James Rouse

No. 30
- Position: Running back

Personal information
- Born: December 18, 1966 (age 59) Little Rock, Arkansas, U.S.
- Listed height: 6 ft 0 in (1.83 m)
- Listed weight: 220 lb (100 kg)

Career information
- High school: Parkview (Little Rock)
- College: Arkansas
- NFL draft: 1990: 8th round, 200th overall pick

Career history
- Chicago Bears (1990–1991); Atlanta Falcons (1993)*;
- * Offseason and/or practice squad member only

Awards and highlights
- Second-team All-SWC (1987);

Career NFL statistics
- Rushing yards: 130
- Rushing average: 3
- Receptions: 15
- Receiving yards: 93
- Stats at Pro Football Reference

= James Rouse (American football) =

American football player (born 1966)

James David Rouse (born December 18, 1966) is an American former professional football player who was a running back for the Chicago Bears of the National Football League (NFL). He played college football for the Arkansas Razorbacks.

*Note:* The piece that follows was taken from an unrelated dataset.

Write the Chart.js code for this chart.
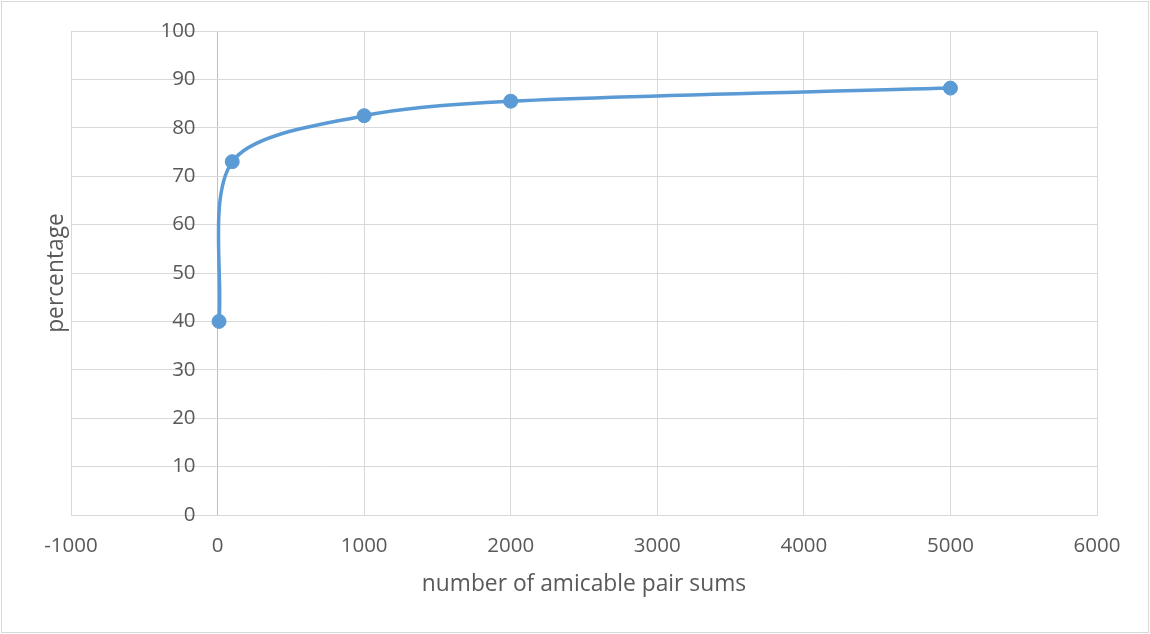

==Early life and college==
James Rouse was a high school star at Little Rock Parkview High School (now known as Parkview Arts and Science Magnet High School), and later signed with the Arkansas Razorbacks under coach Ken Hatfield. Rouse played four years for the Razorbacks (1985, 1987–1989), rushing for 2887 yards and 39 touchdowns, while sharing the backfield with Barry Foster. In the 1987 season Rouse ran for 1004 yards and seventeen touchdowns, giving the Razorbacks their first 1,000-yard rusher since Ben Cowins in 1978. Rouse was a key member on the Razorbacks' back-to-back Cotton Bowl Classic appearances following the 1988 and 1989 seasons. Rouse also played in the Holiday Bowl as a freshman and the Liberty Bowl as a redshirt sophomore. In the four bowl games, Rouse rushed for a total of 281 yards on 57 carries (4.9 avg.) and one touchdown, including a 134-yard effort in the 1990 Cotton Bowl Classic. Rouse was named to Arkansas' All-Decade Team for the 1980s as a running back.

==Professional career==
Rouse was selected in the 8th round of the 1990 NFL draft by the Chicago Bears, ahead of notable players such as Terry Allen and Marvcus Patton. In two years with the Bears, Rouse had only 130 yards rushing, but was a regular contributor in his short career. He played in all sixteen games as a rookie and saw action in fourteen games in 1991, including four starts at fullback in place of an injured Brad Muster.